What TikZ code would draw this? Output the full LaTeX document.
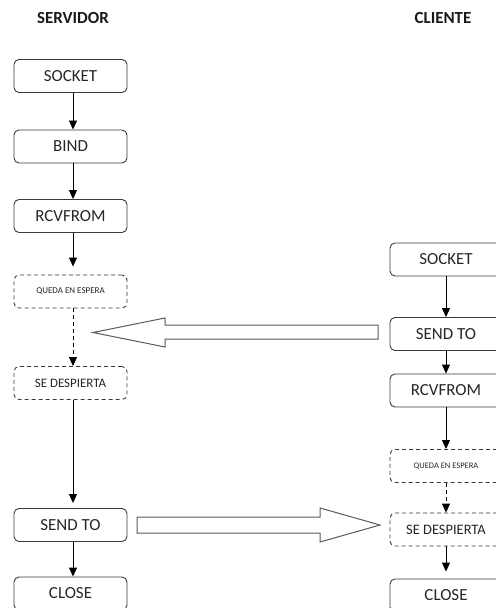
\documentclass[tikz,border=0pt]{standalone}
\usepackage{fontspec}
\setmainfont{Carlito}
\usetikzlibrary{arrows.meta}
\definecolor{boxgray}{HTML}{3A3A3A}
\definecolor{shaftgray}{HTML}{5A5A5A}
\tikzset{
  box/.style={draw=boxgray, line width=0.9bp, rounded corners=5bp,
    minimum width=113bp, minimum height=33bp, inner sep=0pt,
    text=black!85, font=\fontsize{17}{17}\selectfont},
  rbox/.style={box, minimum width=112bp},
  waitbox/.style={dashed, dash pattern=on 4bp off 3bp},
  flow/.style={draw=black, line width=0.9bp, -{Triangle[width=8bp,length=9bp]}},
  bigarrow/.style={draw=shaftgray, line width=1bp, fill=white, line join=miter},
  title/.style={font=\bfseries\fontsize{17}{17}\selectfont, text=black!90}
}
\begin{document}
\begin{tikzpicture}[x=1bp, y=-1bp]
  \useasboundingbox (0,0) rectangle (496,608);
  \clip (0,0) rectangle (496,608);

  % column headings
  \node[title] (tserv) at (73,18) {SERVIDOR};
  \node[title] (tcli)  at (443,18) {CLIENTE};

  % server side
  \node[box] (s1) at (70.5,76)  {SOCKET};
  \node[box] (s2) at (70.5,146.5) {BIND};
  \node[box] (s3) at (70.5,216) {RCVFROM};
  \node[box, waitbox, font=\fontsize{9}{9}\selectfont] (s4) at (70.5,291.5) {QUEDA EN ESPERA};
  \node[box, waitbox, font=\fontsize{13}{13}\selectfont] (s5) at (70.5,383) {SE DESPIERTA};
  \node[box] (s6) at (70.5,525) {SEND TO};
  \node[box] (s7) at (70.5,593.5) {CLOSE};

  \draw[flow] ([xshift=2.5bp]s1.south) -- ([xshift=2.5bp]s2.north);
  \draw[flow] ([xshift=2.5bp]s2.south) -- ([xshift=2.5bp]s3.north);
  \draw[flow, shorten >=8bp] ([xshift=2.5bp]s3.south) -- ([xshift=2.5bp]s4.north);
  \draw[flow, dash pattern=on 4bp off 3bp] ([xshift=2.5bp]s4.south) -- ([xshift=2.5bp]s5.north);
  \draw[flow, shorten >=5bp] ([xshift=2.5bp]s5.south) -- ([xshift=2.5bp]s6.north);
  \draw[flow] ([xshift=2.5bp]s6.south) -- ([xshift=2.5bp]s7.north);

  % client side
  \node[rbox] (c1) at (446,259.5) {SOCKET};
  \node[rbox] (c2) at (446,334)   {SEND TO};
  \node[rbox] (c3) at (446,390.5) {RCVFROM};
  \node[rbox, waitbox, font=\fontsize{8.5}{8.5}\selectfont] (c4) at (446,466) {QUEDA EN ESPERA};
  \node[rbox, waitbox, font=\fontsize{14.5}{14.5}\selectfont] (c5) at (446,529.5) {SE DESPIERTA};
  \node[rbox] (c6) at (446,595.5) {CLOSE};

  \draw[flow] (c1.south) -- (c2.north);
  \draw[flow] (c2.south) -- (c3.north);
  \draw[flow] (c3.south) -- (c4.north);
  \draw[flow, dash pattern=on 4bp off 3bp] (c4.south) -- (c5.north);
  \draw[flow, shorten >=7bp] (c5.south) -- (c6.north);

  % message from client to server
  \draw[bigarrow] (378,325) -- (165,325) -- (165,318) -- (93,332.5)
    -- (165,347) -- (165,339) -- (378,339) -- cycle;

  % reply from server to client
  \draw[bigarrow] (137,517) -- (320,517) -- (320,508) -- (380,525)
    -- (320,542) -- (320,533) -- (137,533) -- cycle;
\end{tikzpicture}
\end{document}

++++++

Take the lines from the start of the material to the line with "(s7) at (70.5,593.5)", both included, and transcribe them exactly without the pictures.

_TASK RESULT_:
What TikZ code would draw this? Output the full LaTeX document.
\documentclass[tikz,border=0pt]{standalone}
\usepackage{fontspec}
\setmainfont{Carlito}
\usetikzlibrary{arrows.meta}
\definecolor{boxgray}{HTML}{3A3A3A}
\definecolor{shaftgray}{HTML}{5A5A5A}
\tikzset{
  box/.style={draw=boxgray, line width=0.9bp, rounded corners=5bp,
    minimum width=113bp, minimum height=33bp, inner sep=0pt,
    text=black!85, font=\fontsize{17}{17}\selectfont},
  rbox/.style={box, minimum width=112bp},
  waitbox/.style={dashed, dash pattern=on 4bp off 3bp},
  flow/.style={draw=black, line width=0.9bp, -{Triangle[width=8bp,length=9bp]}},
  bigarrow/.style={draw=shaftgray, line width=1bp, fill=white, line join=miter},
  title/.style={font=\bfseries\fontsize{17}{17}\selectfont, text=black!90}
}
\begin{document}
\begin{tikzpicture}[x=1bp, y=-1bp]
  \useasboundingbox (0,0) rectangle (496,608);
  \clip (0,0) rectangle (496,608);

  % column headings
  \node[title] (tserv) at (73,18) {SERVIDOR};
  \node[title] (tcli)  at (443,18) {CLIENTE};

  % server side
  \node[box] (s1) at (70.5,76)  {SOCKET};
  \node[box] (s2) at (70.5,146.5) {BIND};
  \node[box] (s3) at (70.5,216) {RCVFROM};
  \node[box, waitbox, font=\fontsize{9}{9}\selectfont] (s4) at (70.5,291.5) {QUEDA EN ESPERA};
  \node[box, waitbox, font=\fontsize{13}{13}\selectfont] (s5) at (70.5,383) {SE DESPIERTA};
  \node[box] (s6) at (70.5,525) {SEND TO};
  \node[box] (s7) at (70.5,593.5) {CLOSE};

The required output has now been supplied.